(di Cristina Polli) – giugno 2014
Oggetto saliente e mappe di salienza
In un esperimento noto lo psicologo statunitense Daniel Simons presentò ad alcuni soggetti un filmato nel quale alcune persone giocavano a basket. Senza che gli spettatori venissero avvisati, nel filmato, un attore travestito da gorilla attraversò ad un certo punto il campo da gioco, si fermò tra i giocatori, salutò e poi se ne andò.
La maggior parte degli spettatori, che avevano il compito di seguire il gioco, non notò il gorilla.
Il fatto di non notare il gorilla, ci dice Jean-Philippe Lachaux, è dovuto al legame tra attenzione, percezione e memoria.
Se l’attenzione viene convogliata verso un dato elemento (nel caso citato gli spettatori avrebbero dovuto rivolgerla al gorilla), il cervello attiva le parti preposte alla memorizzazione e individuazione dell’elemento stesso.

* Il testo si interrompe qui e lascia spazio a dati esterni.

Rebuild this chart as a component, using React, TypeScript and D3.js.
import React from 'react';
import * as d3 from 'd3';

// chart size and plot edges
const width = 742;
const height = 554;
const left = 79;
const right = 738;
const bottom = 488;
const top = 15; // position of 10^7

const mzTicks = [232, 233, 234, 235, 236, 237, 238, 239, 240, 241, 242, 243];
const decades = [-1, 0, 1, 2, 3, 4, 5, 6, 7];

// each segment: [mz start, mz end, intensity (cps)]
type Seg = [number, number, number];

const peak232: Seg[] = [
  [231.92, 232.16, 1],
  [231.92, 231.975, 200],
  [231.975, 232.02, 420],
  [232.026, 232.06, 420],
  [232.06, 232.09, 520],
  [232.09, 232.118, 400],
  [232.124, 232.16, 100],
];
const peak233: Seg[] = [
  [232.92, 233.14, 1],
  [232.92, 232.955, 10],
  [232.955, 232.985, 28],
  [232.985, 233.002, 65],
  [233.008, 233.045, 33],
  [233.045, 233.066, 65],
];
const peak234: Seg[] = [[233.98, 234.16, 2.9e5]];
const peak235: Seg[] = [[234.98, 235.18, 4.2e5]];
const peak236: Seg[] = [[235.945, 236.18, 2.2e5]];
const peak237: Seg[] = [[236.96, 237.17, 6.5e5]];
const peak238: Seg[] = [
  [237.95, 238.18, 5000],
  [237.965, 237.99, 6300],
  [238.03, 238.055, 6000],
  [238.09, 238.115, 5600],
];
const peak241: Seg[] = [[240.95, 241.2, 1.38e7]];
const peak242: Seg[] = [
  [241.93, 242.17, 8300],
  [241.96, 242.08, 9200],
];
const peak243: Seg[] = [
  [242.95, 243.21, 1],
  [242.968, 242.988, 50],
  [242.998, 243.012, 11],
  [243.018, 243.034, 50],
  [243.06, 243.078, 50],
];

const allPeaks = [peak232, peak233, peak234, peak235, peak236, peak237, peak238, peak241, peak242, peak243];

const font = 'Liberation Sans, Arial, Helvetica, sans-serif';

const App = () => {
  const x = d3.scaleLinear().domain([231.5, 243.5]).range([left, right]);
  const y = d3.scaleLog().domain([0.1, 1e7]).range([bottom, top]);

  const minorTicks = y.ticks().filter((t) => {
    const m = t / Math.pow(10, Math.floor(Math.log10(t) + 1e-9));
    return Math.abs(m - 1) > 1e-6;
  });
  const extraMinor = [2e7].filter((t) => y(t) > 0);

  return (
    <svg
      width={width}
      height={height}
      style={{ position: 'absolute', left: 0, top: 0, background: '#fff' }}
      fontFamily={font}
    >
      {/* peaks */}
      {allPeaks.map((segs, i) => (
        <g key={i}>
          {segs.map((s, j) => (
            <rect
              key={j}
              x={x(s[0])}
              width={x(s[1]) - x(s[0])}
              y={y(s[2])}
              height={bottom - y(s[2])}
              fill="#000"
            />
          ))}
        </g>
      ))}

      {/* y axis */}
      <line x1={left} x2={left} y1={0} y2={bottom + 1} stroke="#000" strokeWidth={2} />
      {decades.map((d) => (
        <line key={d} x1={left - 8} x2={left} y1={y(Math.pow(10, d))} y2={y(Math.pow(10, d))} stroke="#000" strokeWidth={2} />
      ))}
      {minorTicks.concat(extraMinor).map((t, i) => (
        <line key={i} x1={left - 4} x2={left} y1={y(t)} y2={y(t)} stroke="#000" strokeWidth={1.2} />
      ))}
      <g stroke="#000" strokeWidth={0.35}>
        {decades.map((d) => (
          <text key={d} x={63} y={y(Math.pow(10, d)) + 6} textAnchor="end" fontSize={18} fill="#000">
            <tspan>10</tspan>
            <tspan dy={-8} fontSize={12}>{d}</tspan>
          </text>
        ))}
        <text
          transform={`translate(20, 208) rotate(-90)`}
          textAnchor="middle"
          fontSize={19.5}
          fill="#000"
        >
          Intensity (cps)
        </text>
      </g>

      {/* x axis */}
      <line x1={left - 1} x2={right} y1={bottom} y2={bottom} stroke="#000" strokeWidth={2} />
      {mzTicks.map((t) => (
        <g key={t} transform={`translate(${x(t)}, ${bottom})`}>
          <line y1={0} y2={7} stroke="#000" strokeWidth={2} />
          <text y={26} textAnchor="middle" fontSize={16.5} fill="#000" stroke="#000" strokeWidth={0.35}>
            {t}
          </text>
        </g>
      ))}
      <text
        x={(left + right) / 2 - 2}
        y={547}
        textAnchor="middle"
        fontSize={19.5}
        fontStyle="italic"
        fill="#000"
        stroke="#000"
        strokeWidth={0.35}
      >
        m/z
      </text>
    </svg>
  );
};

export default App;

Nello specifico si attivano: aree visive del lobo temporale, giro fusiforme, lobo frontale, V1, memorizzazione a breve
termine nella corteccia pre-frontale.
Senza l’attenzione non ha luogo tale attivazione e quindi viene inibita la possibilità di memorizzare e individuare un elemento preciso.
Da sottolineare che tutti avrebbero notato il gorilla se:
- fosse stato dipinto di rosso;
- i soggetti fossero stati avvisati della sua presenza.
L’attenzione può essere avviata da indizi particolari che il nostro cervello si aspetta: COLORI, SUONI, FORME, MOVIMENTI.
Si suppone l’esistenza di gruppi di neuroni specializzati nella percezione (per es. di volti o colori). Tali neuroni ci danno la possibilità di rilevare, per esempio, la presenza di un papavero rosso in un prato tutto verde. Ci premettono quindi di avvertire nell’ambiente la presenza di elementi interessanti.
Un oggetto evidenziato per luminosità, colore, forma e movimento, cattura la nostra attenzione. Si dice, perciò, che è SALIENTE.
Anche gli stimoli emotivi rendono saliente un oggetto. L’amigdala riconosce rapidamente il carattere pericoloso o piacevole di un oggetto, mentre l’attenzione automatica scaturisce da forme o segni o colori che apprezziamo o siamo abituati a distinguere (per es. il semaforo).
Se percorriamo un paesaggio naturale ci attirano i chiaro-scuri tra le foglie, i colori accesi, i movimenti prodotti dal vento o dall’acqua, i contrasti tra tinta e luminosità, i suoni.
Tutti questi elementi concorrono nel costruire una MAPPA di SALIENZA dell’ambiente, che ci aiuta a guidare l’attenzione e a pilotare lo sguardo verso qualcosa di interessante.
I principi validi per il paesaggio naturale (J. Gibson avrebbe parlato di assetto ottico e mappe di gradienza) possono essere applicati agli spazi progettati, agli ambienti artificiali e urbani.
Attraverso la componente cromatica è possibile, dove necessario, attirare l’attenzione dell’osservatore, favorire l’orientamento e suggerire comportamenti. Particolari su una facciata, edifici, porzioni di spazio, arredi, divengono “punti focali” ben distinti, definiti, leggibili. Essi attivano memoria ed attenzione, stimolando l’interesse di chi guarda.
Ciò favorisce, tra l’altro, l’attaccamento e l’interesse verso luoghi e spazi, aumentando la piacevolezza e la sensazione di benessere.